Vatican City – “I greet and thank all the children and young people who, in many parts of the world, pray for missionaries and are committed to helping their less fortunate peers. Thank you, dear friends!” With these words, Pope Leo XIV expressed his gratitude to the children and young people involved in the network of prayer and charity fostered worldwide by the Pontifical Society of Missionary Childhood. He did so after reciting the Angelus prayer from the central loggia of St. Peter’s Basilica, on the occasion of the Solemnity of the Epiphany, which—as the Bishop of Rome reminded everyone—is also the liturgical feast on which “Children’s Missionary Day” is celebrated.
Before the Angelus, addressing the crowd gathered in St. Peter’s Square despite the rain, Pope Prevost recalled that the Epiphany, “shows us what makes joy possible even in difficult times.” The liturgical solemnity of the Epiphany, a word whose Greek etymology means “manifestation,” celebrates the first revelation of the Mystery of Christ’s salvation to all peoples, symbolized by the Magi who traveled from afar to Bethlehem to adore the Child Jesus. After God assumed human flesh and became man in Christ Jesus – the Pope explained before reciting the Angelus – “our joy indeed comes from a Mystery that is no longer hidden. The life of God has been revealed in many times and in different ways, yet with definitive clarity in Jesus, so that we now know how to hope, even in the midst of many tribulations. “God saves” has no other meaning, no other name [than that of Jesus]. Only what frees and saves us can come from God and is an epiphany of God.”
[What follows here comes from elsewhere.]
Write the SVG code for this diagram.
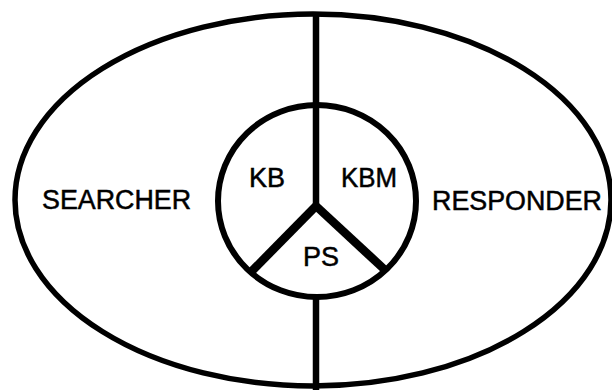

In the mystery of the birth of Jesus, which with the Epiphany begins to be revealed to all peoples – the Pontiff emphasized in his brief catechesis – “the divine life is within our reach; it is made manifest so that we might be included in its dynamic freedom, which loosens the bonds of fear and enables us to encounter peace. This is a possibility and an invitation, for communion cannot be constrained. What else could we desire more than this?”

Furthermore, returning to the Gospel account of the Magi’s journey, the Successor of Peter emphasized that “the hope that we proclaim must be grounded in reality, for Jesus came down from heaven in order to create a new story here below.” In the gifts of the Magi, he added, “we see what each one of us can share, what we can no longer keep for ourselves but are to give to others, so that the presence of Jesus can grow in our midst. May his Kingdom grow, may his words come to fulfillment in us, may strangers and enemies become brothers and sisters. In the place of inequality, may there be fairness, and may the industry of war be replaced by the craft of peace.”